At the time, I feel I greatly overestimated my technical ability – knowing what I know now, I would have rated myself lower on this scale. Now, however, I would say I’d be offset towards technical/engineering.
I believe this type of honest self analysis is useful to any data scientist at any stage of their career, however even more so at the early stages. This kind of self awareness of your skills set can act as a compass to direct you into what areas you need to improve on and guide towards doing work that you are most likely to succeed at. Have a go at plotting yourself on the quadrant now, and then where you would like to be in, say, 5 years from now.
The truth is employers will most likely want you to sit somewhere across multiple skills groups. What use is complex statistical analysis if you can’t extract and articulate the valuable knowledge to others in the company, be it verbally or visually?

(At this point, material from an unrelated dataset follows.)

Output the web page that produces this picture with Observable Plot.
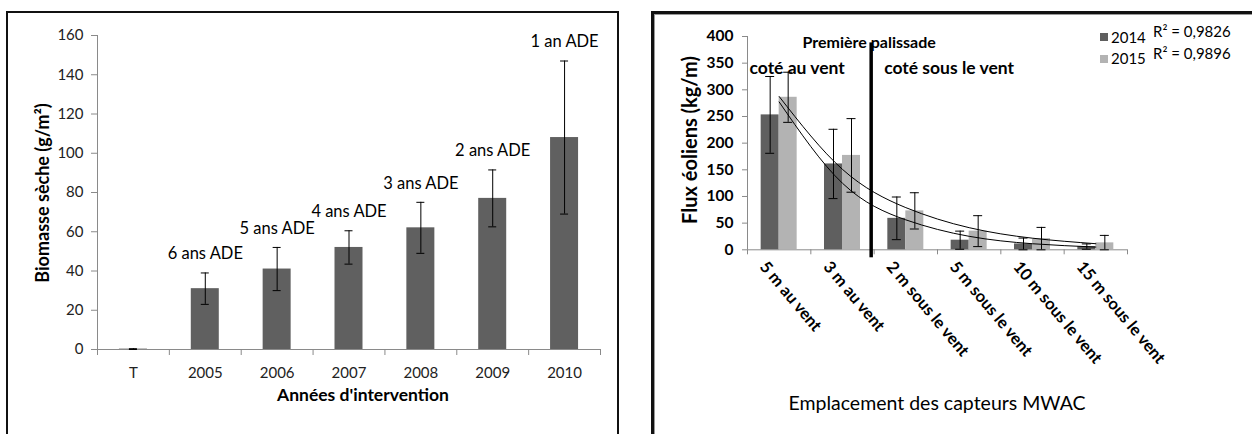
<!DOCTYPE html>
<html><head><meta charset="utf-8">
<script src="https://cdn.jsdelivr.net/npm/d3@7"></script>
<script src="https://cdn.jsdelivr.net/npm/@observablehq/plot@0.6"></script>
<style>
body{margin:0;background:#fff;width:1252px;height:434px;overflow:hidden;position:relative;font-family:Lato,"Open Sans",sans-serif;}
.frame{position:absolute;box-sizing:border-box;}
#f1{left:6px;top:11px;width:613px;height:440px;border:2.5px solid #111;}
#f2{left:651px;top:11px;width:620px;height:440px;border:3px solid #111;box-shadow:inset 1px 1px 0 #999;}
#c1{position:absolute;left:7px;top:12px;}
#c2{position:absolute;left:653px;top:12px;}
#c2 g[aria-label="y-axis tick label"] text, #c2 g[aria-label="x-axis tick label"] text{font-weight:bold;}
.t{position:absolute;white-space:nowrap;color:#000;line-height:1;}
.sq{position:absolute;width:8px;height:8px;}
</style></head><body>
<div class="frame" id="f1"></div>
<div class="frame" id="f2"></div>
<div id="c1"></div>
<div id="c2"></div>
<script>
// ---- Left chart data ----
const years = ["T","2005","2006","2007","2008","2009","2010"];
const biomass = [0.2,31,41,52,62,77,108];
const biomassErr = [0.2,8,11,8.5,13,14.5,39];
const ageLabels = ["","6 ans ADE","5 ans ADE","4 ans ADE","3 ans ADE","2 ans ADE","1 an ADE"];
const leftYTicks = [0,20,40,60,80,100,120,140,160];

// ---- Right chart data ----
const positions = ["5 m au vent","3 m au vent","2 m sous le vent","5 m sous le vent","10 m sous le vent","15 m sous le vent"];
const flux2014 = [253,161,59,18,11,6];
const err2014 = [72,65,40,17,11,5];
const flux2015 = [286,177,73,35,21,13];
const err2015 = [47,69,34,29,21,14];
const seriesYears = ["2014","2015"];
const r2Labels = ["R² = 0,9826","R² = 0,9896"];
const rightYTicks = [0,50,100,150,200,250,300,350,400];
const annotations = ["Première palissade","coté au vent","coté sous le vent"];

const dark = "#5f5f5f", light = "#b3b3b3", axisGray = "#8a8a8a";

function addText(str, x, y, {size=14, weight="normal", rotate=0, color="#000", anchor="center"}={}){
  const d = document.createElement("div");
  d.className = "t";
  d.textContent = str;
  d.style.fontSize = size + "px";
  d.style.fontWeight = weight;
  d.style.color = color;
  d.style.left = x + "px";
  d.style.top = y + "px";
  const tx = anchor === "start" ? "0" : "-50%";
  d.style.transform = `translate(${tx},-50%) rotate(${rotate}deg)`;
  document.body.appendChild(d);
}

// ---- Left chart ----
{
  const W = 612, H = 422, ml = 90, mr = 19, mt = 23, mb = 85;
  const bw = (W - ml - mr) / years.length;
  const data = years.map((y,i)=>({year:y, value:biomass[i], lo:biomass[i]-biomassErr[i], hi:biomass[i]+biomassErr[i], label:ageLabels[i]}));
  const capHalf = 4;
  const chart = Plot.plot({
    width: W, height: H, marginLeft: ml, marginRight: mr, marginTop: mt, marginBottom: mb,
    style: {fontFamily: "Lato, sans-serif", fontSize: "15px", background: "transparent", overflow: "visible"},
    x: {domain: years, padding: 0, round: false},
    y: {domain: [0,160]},
    marks: [
      Plot.ruleY([0], {stroke: axisGray}),
      Plot.ruleX([years[0]], {x: d=>d, dx: -bw/2, y1: 0, y2: 160, stroke: axisGray}),
      Plot.axisY({ticks: leftYTicks, tickSize: 6, tickPadding: 8, fontSize: 15, stroke: axisGray, fill: "#222", label: null}),
      Plot.axisX({ticks: years, tickSize: 6, tickFormat: () => "", dx: -bw/2, stroke: axisGray, label: null}),
      Plot.axisX({ticks: [years[years.length-1]], tickSize: 6, tickFormat: () => "", dx: bw/2, stroke: axisGray, label: null}),
      Plot.axisX({tickSize: 0, tickPadding: 18, fontSize: 15, fill: "#222", label: null}),
      Plot.barY(data, {x: "year", y: "value", fill: "#606060", insetLeft: (bw-28)/2, insetRight: (bw-28)/2}),
      Plot.ruleX(data, {x: "year", y1: "lo", y2: "hi", stroke: "#000", strokeWidth: 1}),
      Plot.tickY(data, {x: "year", y: "hi", stroke: "#000", insetLeft: bw/2-capHalf, insetRight: bw/2-capHalf}),
      Plot.tickY(data, {x: "year", y: "lo", stroke: "#000", insetLeft: bw/2-capHalf, insetRight: bw/2-capHalf}),
      Plot.text(data, {x: "year", y: "hi", text: "label", dy: -19, fontSize: 16.5, fill: "#000"})
    ]
  });
  document.getElementById("c1").appendChild(chart);
  addText("Biomasse sèche (g/m²)", 42, 193, {size: 18, weight: "bold", rotate: -90});
  addText("Années d'intervention", 363, 395, {size: 17.5, weight: "bold"});
}

// ---- Right chart ----
{
  const W = 599, H = 422, ml = 94, mr = 125, mt = 24, mb = 184.7;
  const bw = (W - ml - mr) / positions.length;
  const barW = 18, capHalf = 4.5;
  function expFit(vals){
    const xs = vals.map((_,i)=>i+1), ls = vals.map(Math.log);
    const mx = d3.mean(xs), mlog = d3.mean(ls);
    const b = d3.sum(xs,(x,i)=>(x-mx)*(ls[i]-mlog)) / d3.sum(xs,x=>(x-mx)**2);
    const a = Math.exp(mlog - b*mx);
    return vals.map((_,i)=>a*Math.exp(b*(i+1)));
  }
  const mk = (vals, errs) => positions.map((p,i)=>({pos:p, value:vals[i], lo:Math.max(0,vals[i]-errs[i]), hi:vals[i]+errs[i]}));
  const d14 = mk(flux2014, err2014), d15 = mk(flux2015, err2015);
  const f14 = expFit(flux2014).map((v,i)=>({pos:positions[i], y:v}));
  const f15 = expFit(flux2015).map((v,i)=>({pos:positions[i], y:v}));
  const chart = Plot.plot({
    width: W, height: H, marginLeft: ml, marginRight: mr, marginTop: mt, marginBottom: mb,
    style: {fontFamily: "Lato, sans-serif", fontSize: "15.5px", background: "transparent", overflow: "visible"},
    x: {domain: positions, padding: 0, round: false},
    y: {domain: [0,400]},
    marks: [
      Plot.ruleY([0], {stroke: axisGray}),
      Plot.ruleX([positions[0]], {x: d=>d, dx: -bw/2, y1: 0, y2: 400, stroke: axisGray}),
      Plot.axisY({ticks: rightYTicks, tickSize: 5, tickPadding: 9, fontSize: 15.5, fontWeight: "bold", stroke: axisGray, fill: "#000", label: null}),
      Plot.axisX({ticks: positions, tickSize: 5, tickFormat: () => "", dx: -bw/2, stroke: axisGray, label: null}),
      Plot.axisX({ticks: [positions[positions.length-1]], tickSize: 5, tickFormat: () => "", dx: bw/2, stroke: axisGray, label: null}),
      Plot.axisX({tickSize: 0, tickPadding: 14, tickRotate: 50, dx: -16, fontSize: 16.5, fontWeight: "bold", fill: "#000", label: null}),
      Plot.barY(d14, {x: "pos", y: "value", fill: dark, insetLeft: bw/2-barW, insetRight: bw/2}),
      Plot.barY(d15, {x: "pos", y: "value", fill: light, insetLeft: bw/2, insetRight: bw/2-barW}),
      Plot.ruleX(d14, {x: "pos", y1: "lo", y2: "hi", dx: -barW/2, stroke: "#000"}),
      Plot.tickY(d14, {x: "pos", y: "hi", stroke: "#000", insetLeft: bw/2-barW/2-capHalf, insetRight: bw/2+barW/2-capHalf}),
      Plot.tickY(d14, {x: "pos", y: "lo", stroke: "#000", insetLeft: bw/2-barW/2-capHalf, insetRight: bw/2+barW/2-capHalf}),
      Plot.ruleX(d15, {x: "pos", y1: "lo", y2: "hi", dx: barW/2, stroke: "#000"}),
      Plot.tickY(d15, {x: "pos", y: "hi", stroke: "#000", insetLeft: bw/2+barW/2-capHalf, insetRight: bw/2-barW/2-capHalf}),
      Plot.tickY(d15, {x: "pos", y: "lo", stroke: "#000", insetLeft: bw/2+barW/2-capHalf, insetRight: bw/2-barW/2-capHalf}),
      Plot.line(f14, {x: "pos", y: "y", curve: "natural", stroke: "#000", strokeWidth: 1}),
      Plot.line(f15, {x: "pos", y: "y", curve: "natural", stroke: "#000", strokeWidth: 1}),
      Plot.ruleX([positions[2]], {x: d=>d, dx: -bw/2-3, y1: -15, y2: 388, stroke: "#000", strokeWidth: 3.5}),
      Plot.text([annotations[0]], {x: () => positions[2], frameAnchor: "top", dx: -bw/2-5, dy: 0, text: d=>d, fontSize: 16, fontWeight: "bold", fill: "#000"}),
      Plot.text([annotations[1]], {x: () => positions[0], frameAnchor: "top", dx: 18, dy: 25, text: d=>d, fontSize: 17.5, fontWeight: "bold", fill: "#000"}),
      Plot.text([annotations[2]], {x: () => positions[2], frameAnchor: "top", dx: -bw/2+10, dy: 25, textAnchor: "start", text: d=>d, fontSize: 17.5, fontWeight: "bold", fill: "#000"})
    ]
  });
  document.getElementById("c2").appendChild(chart);
  addText("Flux éoliens (kg/m)", 689, 140, {size: 20, weight: "bold", rotate: -90});
  addText("Emplacement des capteurs MWAC", 937, 403, {size: 19.5});
  // legend
  const cols = [dark, light];
  const sqTop = [33, 55], yrY = [37, 58], r2Y = [31, 53];
  seriesYears.forEach((yr,i)=>{
    const s = document.createElement("div");
    s.className = "sq"; s.style.left = "1100px"; s.style.top = sqTop[i] + "px"; s.style.background = cols[i];
    document.body.appendChild(s);
    addText(yr, 1111, yrY[i], {size: 15, anchor: "start"});
    addText(r2Labels[i], 1153, r2Y[i], {size: 15, anchor: "start"});
  });
}
</script>
</body></html>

Same goes for brilliant technical data scientists who create amazing pieces of technology that hold no commercial value? Or vice versa, a data scientist has a brilliant grasp on the intricate commercial value of a project, yet does not know where to start on delivering the project. The first years of your career will enable you to feel out what types of tasks you have the greatest aptitude for, however, some of you will already know this. And for the very rare exceptional cases, you have a high aptitude for all 4 scales of the quadrant.
The DS skills quadrant:
Technical/Engineering | Theoretical/Mathematical |
Commercial Aptitude | Data Storytelling |
One of the modern dilemmas of aspiring data scientists today is that the job description of a data scientist is ever expanding, the possible skills that could fall under the umbrella of “Data Scientist” is extremely large and growing by the day. Thus, it’s important to rank these skills by some criteria. However you choose to rank these skills, ensure that you don’t become overwhelmed by the endless number of possible tools and skills you think you require. That said there are some basic skills that are fundamental to the job.